Restate the data below word for word. Skip any images it contains.

Data lines
=====

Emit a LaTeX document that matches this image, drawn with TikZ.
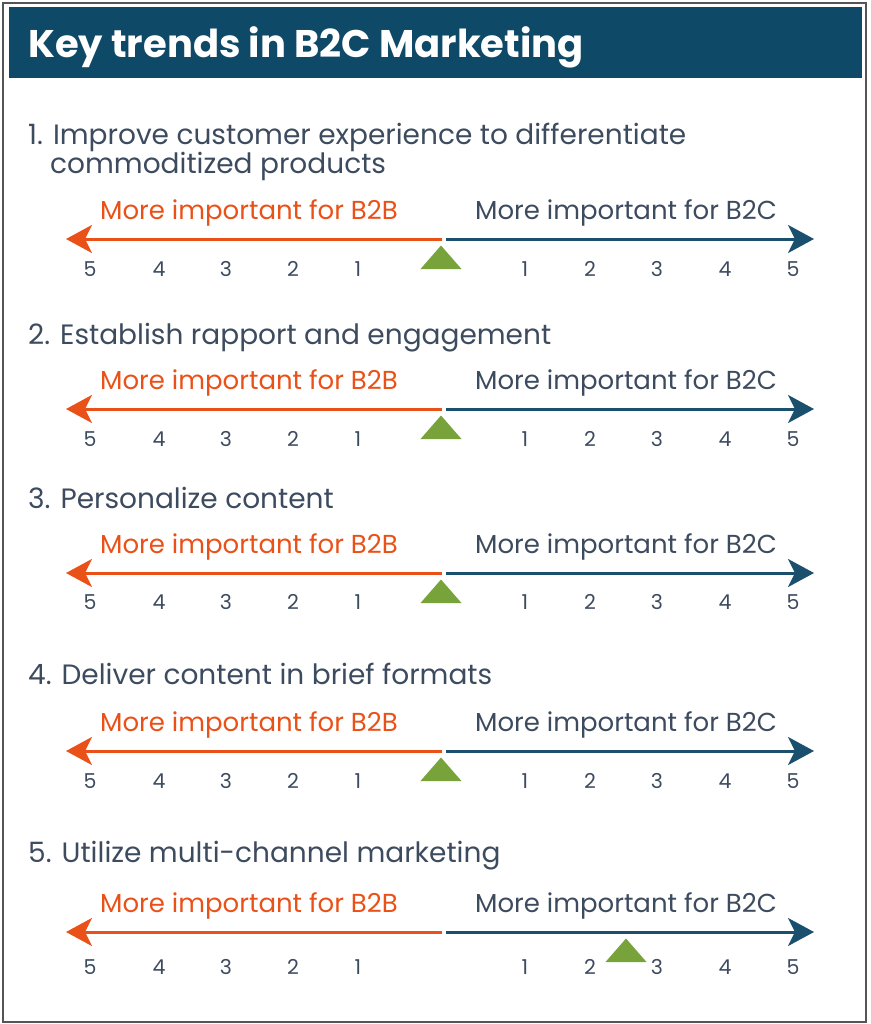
\documentclass[tikz,border=0pt]{standalone}
\usepackage{fontspec}
\setmainfont{Poppins}
\usetikzlibrary{arrows.meta}
\definecolor{barblue}{HTML}{0E4A68}
\definecolor{b2cblue}{HTML}{1B4F6E}
\definecolor{b2borange}{HTML}{EA5119}
\definecolor{inkgrey}{HTML}{3D4B5F}
\definecolor{markgreen}{HTML}{77A33A}
\definecolor{framegrey}{HTML}{555555}
\begin{document}
\begin{tikzpicture}[x=1pt,y=-1pt,
  heading/.style={anchor=base west,inner sep=0pt,text=inkgrey,font=\fontsize{28}{32}\selectfont},
  sidelabel/.style={anchor=base,inner sep=0pt,font=\fontsize{26}{30}\selectfont},
  tick/.style={anchor=base,inner sep=0pt,text=inkgrey,font=\fontsize{20.5}{24}\selectfont},
  b2bline/.style={draw=b2borange,line width=3pt,-{Stealth[length=26pt,width=28pt,inset=7pt]}},
  b2cline/.style={draw=b2cblue,line width=3pt,-{Stealth[length=26pt,width=28pt,inset=7pt]}},
  marker/.style={fill=markgreen}]
\useasboundingbox (0,0) rectangle (870,1024);
\draw[framegrey,line width=1.5pt] (3,3) rectangle (866,1022);
\node[fill=barblue,minimum width=853pt,minimum height=71pt,anchor=north west,inner sep=0pt] (bar) at (9,7) {};
\node[anchor=base west,inner sep=0pt,text=white,font=\fontsize{38.5}{42}\selectfont\bfseries] (title) at (28,58) {Key trends in B2C Marketing};
% headings
\node[heading] (h1) at (28,145) {1. Improve customer experience to differentiate};
\node[heading] (h1b) at (50,174) {commoditized products};
\node[heading] (h2) at (28,344) {2. Establish rapport and engagement};
\node[heading] (h3) at (28,508) {3. Personalize content};
\node[heading] (h4) at (28,684) {4. Deliver content in brief formats};
\node[heading] (h5) at (28,862) {5. Utilize multi-channel marketing};
% scales
\foreach \i/\y/\m/\n in {1/239/441/37, 2/409/441/37, 3/573/441/36, 4/751/441/37, 5/932/626/42}{
  \coordinate (mid\i) at (442,\y);
  \coordinate (gap\i) at (446,\y);
  \coordinate (left\i) at (66,\y);
  \coordinate (right\i) at (814,\y);
  \draw[b2bline] (mid\i) -- (left\i);
  \draw[b2cline] (gap\i) -- (right\i);
  \node[sidelabel,text=b2borange] (b2b\i) at (249,\y-20) {More important for B2B};
  \node[sidelabel,text=inkgrey] (b2c\i) at (626,\y-20) {More important for B2C};
  \foreach \k/\x in {5/90,4/159,3/226,2/293,1/358}
    \node[tick] (l\i\k) at (\x,\y+\n) {\k};
  \foreach \k/\x in {1/525,2/590,3/657,4/725,5/793}
    \node[tick] (r\i\k) at (\x,\y+\n) {\k};
  \fill[marker] (\m-20.5,\y+30) -- (\m,\y+6.5) -- (\m+20.5,\y+30) -- cycle;
}
\end{tikzpicture}
\end{document}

=====

Result below
Emit a LaTeX document that matches this image, drawn with TikZ.
\documentclass[tikz,border=0pt]{standalone}
\usepackage{fontspec}
\setmainfont{Poppins}
\usetikzlibrary{arrows.meta}
\definecolor{barblue}{HTML}{0E4A68}
\definecolor{b2cblue}{HTML}{1B4F6E}
\definecolor{b2borange}{HTML}{EA5119}
\definecolor{inkgrey}{HTML}{3D4B5F}
\definecolor{markgreen}{HTML}{77A33A}
\definecolor{framegrey}{HTML}{555555}
\begin{document}
\begin{tikzpicture}[x=1pt,y=-1pt,
  heading/.style={anchor=base west,inner sep=0pt,text=inkgrey,font=\fontsize{28}{32}\selectfont},
  sidelabel/.style={anchor=base,inner sep=0pt,font=\fontsize{26}{30}\selectfont},
  tick/.style={anchor=base,inner sep=0pt,text=inkgrey,font=\fontsize{20.5}{24}\selectfont},
  b2bline/.style={draw=b2borange,line width=3pt,-{Stealth[length=26pt,width=28pt,inset=7pt]}},
  b2cline/.style={draw=b2cblue,line width=3pt,-{Stealth[length=26pt,width=28pt,inset=7pt]}},
  marker/.style={fill=markgreen}]
\useasboundingbox (0,0) rectangle (870,1024);
\draw[framegrey,line width=1.5pt] (3,3) rectangle (866,1022);
\node[fill=barblue,minimum width=853pt,minimum height=71pt,anchor=north west,inner sep=0pt] (bar) at (9,7) {};
\node[anchor=base west,inner sep=0pt,text=white,font=\fontsize{38.5}{42}\selectfont\bfseries] (title) at (28,58) {Key trends in B2C Marketing};
% headings
\node[heading] (h1) at (28,145) {1. Improve customer experience to differentiate};
\node[heading] (h1b) at (50,174) {commoditized products};
\node[heading] (h2) at (28,344) {2. Establish rapport and engagement};
\node[heading] (h3) at (28,508) {3. Personalize content};
\node[heading] (h4) at (28,684) {4. Deliver content in brief formats};
\node[heading] (h5) at (28,862) {5. Utilize multi-channel marketing};
% scales
\foreach \i/\y/\m/\n in {1/239/441/37, 2/409/441/37, 3/573/441/36, 4/751/441/37, 5/932/626/42}{
  \coordinate (mid\i) at (442,\y);
  \coordinate (gap\i) at (446,\y);
  \coordinate (left\i) at (66,\y);
  \coordinate (right\i) at (814,\y);
  \draw[b2bline] (mid\i) -- (left\i);
  \draw[b2cline] (gap\i) -- (right\i);
  \node[sidelabel,text=b2borange] (b2b\i) at (249,\y-20) {More important for B2B};
  \node[sidelabel,text=inkgrey] (b2c\i) at (626,\y-20) {More important for B2C};
  \foreach \k/\x in {5/90,4/159,3/226,2/293,1/358}
    \node[tick] (l\i\k) at (\x,\y+\n) {\k};
  \foreach \k/\x in {1/525,2/590,3/657,4/725,5/793}
    \node[tick] (r\i\k) at (\x,\y+\n) {\k};
  \fill[marker] (\m-20.5,\y+30) -- (\m,\y+6.5) -- (\m+20.5,\y+30) -- cycle;
}
\end{tikzpicture}
\end{document}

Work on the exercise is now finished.